Details on TFRecord files can be found here.
Training the model can take a long time. The object detection APIs utilize checkpoints so that it can be trained incrementally. To train the model, we specify the (maximum) step number to train up to (100 in this example).
pipenv run python scripts/train_model.py 100
If the data was augmented with the --all-labels flag, it will need to be passed here as well.
TensorFlow will train from the last checkpoint (if available) up to the specified
step. Numerous files will be created in ./models/model/, the key ones are:
- model.ckpt-100.data-00000-of-00001
- model.ckpt-100.index
- model.ckpt-100.meta
You may want to observe training using TensorBoard:
pipenv run tensorboard --logdir=models/model
Once the model has been trained, we can export a frozen inference graph that we can use for prediction.

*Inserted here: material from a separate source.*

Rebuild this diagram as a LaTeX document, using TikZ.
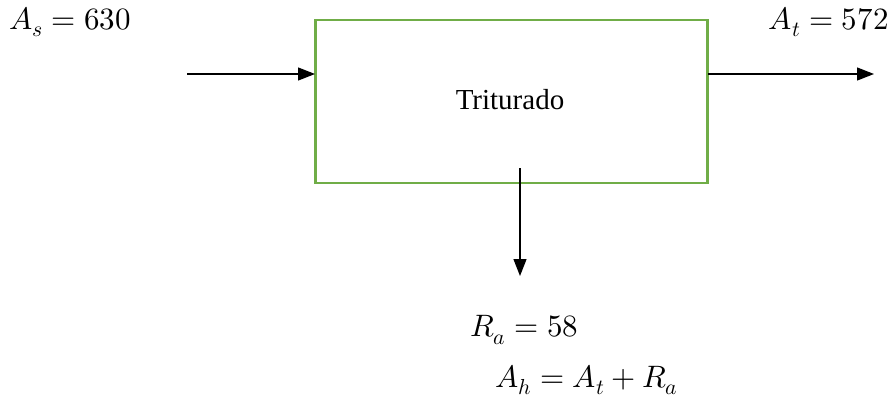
\documentclass[tikz,border=0pt]{standalone}
\usepackage{fontspec}
\usepackage{unicode-math}
\setmainfont{Liberation Serif}
\setmathfont{Latin Modern Math}
\usetikzlibrary{arrows.meta}
\begin{document}
\begin{tikzpicture}[x=1pt,y=-1pt,
  proc/.style={line width=2.2pt, minimum width=392pt, minimum height=163pt, inner sep=0pt},
  flow/.style={-{Triangle[length=17pt,width=13pt]}, line width=1.3pt},
  lbl/.style={inner sep=0pt, font=\fontsize{29}{35}\selectfont},
  mlbl/.style={inner sep=0pt, font=\fontsize{31}{37}\selectfont}]
\useasboundingbox (0,0) rectangle (894,399);
\node[proc, draw={rgb,255:red,112;green,173;blue,71}] (box) at (511.5,101.5) {};
\node[lbl] (name) at (510,100) {Triturado};
\coordinate (inL) at (187,74);
\coordinate (inR) at (315,74);
\coordinate (outL) at (708,74);
\coordinate (outR) at (874,74);
\coordinate (dT) at (520,168);
\coordinate (dB) at (520,276);
\draw[flow] (inL) -- (inR);
\draw[flow] (outL) -- (outR);
\draw[flow] (dT) -- (dB);
\node[mlbl, anchor=west] (as) at (9,22) {$A_s=630$};
\node[mlbl, anchor=east] (at) at (889,22) {$A_t=572$};
\node[mlbl, anchor=west] (ra) at (470,330) {$R_a=58$};
\node[mlbl, anchor=west] (ah) at (495,380) {$A_h=A_t+R_a$};
\end{tikzpicture}
\end{document}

pipenv run python scripts/export_trained_model.py
The latest checkpoint will be exported, with the key output being
./models/model/frozen_inference_graph.pb.
Details on exporting models can be found here.
Generate a prediction for an image by passing a path to that image. Here we use an image from our validation set.
pipenv run python scripts/predict.py data/images/272.png
A folder will be created in ./predictions with a timestamp containing
image.png and detections.json.
To visualize a prediction, pass the timestamp to the script.
pipenv run python scripts/visualize_prediction.py 1542554276
This will display the provided image and detected elements with bounding boxes, class names and confidence scores indicated.
For a prediction, a simple prototype web UI can be generated. Pass a timestamp to the script.
pipenv run python scripts/generate_prediction_web_spike.py 1542554276
open predictions/1542554276/prediction.html
This will display the detected elements mapped to html in your default web browser. Hover over an element to view its location based on detected bounding box.
This library is available as open source software under the terms of the MIT License.